If you’re 60 and healthy, you may have another 30 years to live, and many more chapters for the heroine — you! — to thrive. Be sure to give yourself a juicy plotline and memorable legacy.

Get to know the people you love better.

Unhappiness begins with disconnection. Loneliness is a crippling epidemic. So, how do we deeply engage with each other?

“All around us are people who feel invisible, unseen, misunderstood,” David Brooks writes in his new book, How to Know a Person: The Art of Seeing Others Deeply and Being Deeply Seen.

Brooks confesses that for much of his life, he was “a practiced escape artist. When other people revealed some vulnerable intimacy to me, I was good at making meaningful eye contact with their shoes. I inwardly wanted to connect. I just didn’t know what to say.”

Now is the time to learn what to say. If you and your family are sitting around the dinner table and talking about football or the weather or how delicious the pie is, just stop. Stop and ask the person across from you: “Who was your hero growing up? How did that person change your life?” Or, “What movie or piece of music or art transformed your life and why?” Or, “What was the biggest heartache in your life and why?” Ask your loved ones the kind of questions that will reveal their hearts.

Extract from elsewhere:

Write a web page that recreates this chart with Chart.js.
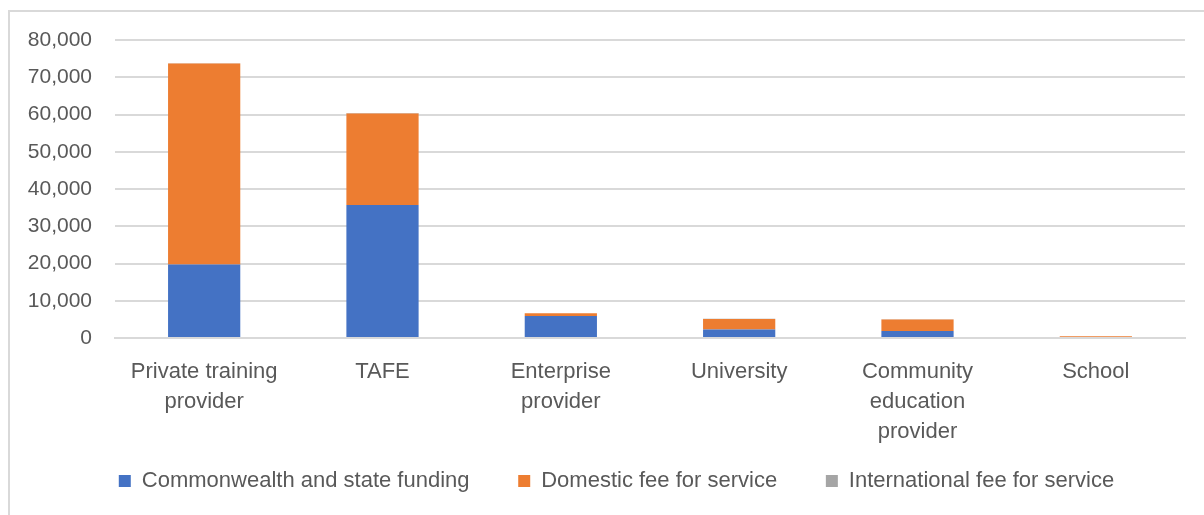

“Living in a detached way is a withdrawal from life, an estrangement not just from other people but yourself,” Brooks writes. Make 2024 the year you attach.

Give yourself permission to put yourself first.

You are the author, the director and the star of your life. Take control of how you spend your precious and finite time and energy and listen to the Dalai Lama: “When you think everything is someone else’s fault, you will suffer a lot. When you realize that everything springs only from yourself, you will learn both peace and joy.”